Elizabeth Johnson, née Reynolds (8 July 1721 – 14 May 1800), was an English pamphleteer who attempted to win one of the rewards offered by the 1714 Longitude Act passed, which offered monetary rewards for anyone who could find a simple and practical method for the precise determination of a ship's longitude. Johnson and Jane Squire are the only two women known to have made such an attempt as it was not considered an appropriate subject for early modern women especially given its financial, maritime and government dimensions.

==Early background==
She was born to the Rev. Samuel Reynolds (1681–1745) and his wife Theophilia (1688–1756) in Plympton, Devon. Among her siblings was the acclaimed artist Sir Joshua Reynolds, who used her as a model for works which were widely copied in mezzotint. The two would later quarrel over Joshua's lack of piety and over her husband's precarious financial situation and eventual bankruptcy.

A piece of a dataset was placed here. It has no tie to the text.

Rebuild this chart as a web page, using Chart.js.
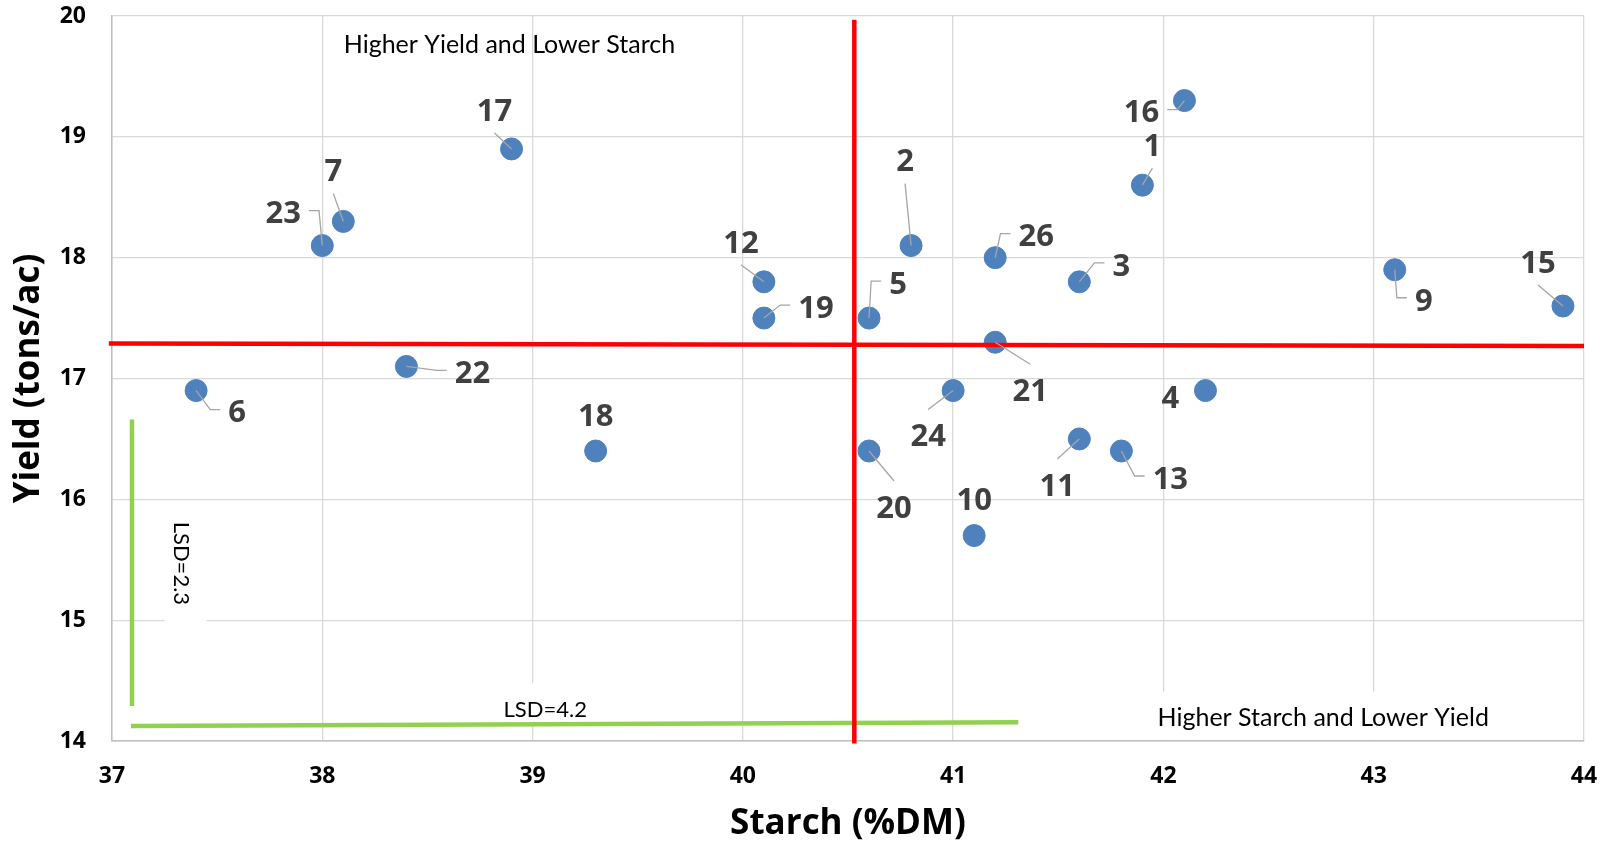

Other siblings included the author Mary Palmer and painter Frances Reynolds.

==Publications==
Johnson's religious pamphlets, beginning with The Explication of the Vision to Ezekiel in 1781, were written anonymously – likely to evade any criticism of women publishing or expressing religious ideas. One critic sarcastically commented on her earlier works in 1783: "As the intentions of this writer are pious, his facilities evidently disordered, and his lucubrations absolutely unintelligible, these three pamphlets must be exempted from criticism". William Johnson Cory later revealed the true identity of the pamphlets' author in a handwritten inscription on one of the Bodleian Library's copies of the Ezekiel pamphlet: "This strange book was written by my great-grandmother Mrs. Johnson, sister of Sir Joshua Reynolds. When extremely poor she posted up to Oxford to get it published, being a real enthusiast".

==Longitude==
The Astronomy and Geography of the Created World, her fourth pamphlet published in 1785, included a short reference to longitude. The pamphlet ended with the claim "that if the palm for finding the longitude, is not given to the author of the Explanation of the Vision to Ezikiel it will never be given to another". The modern attribution of the Ezekiel pamphlet to Johnson has only recently revealed that the author of the 1785 work was a rare female longitude-seeker, as she even remained anonymous when sending it to the Board of Longitude in 1786 in the hope of a reward. She was unsuccessful, and the pamphlet and letter were later catalogued by the Astronomer Royal George Airy in a volume of Board of Longitude correspondence which he entitled Irrational Astronomical Theories in 1858. However, it was not the only early modern pamphlet to address both religion and longitude.

Elizabeth Johnson died in Great Torrington, Devon in 1800.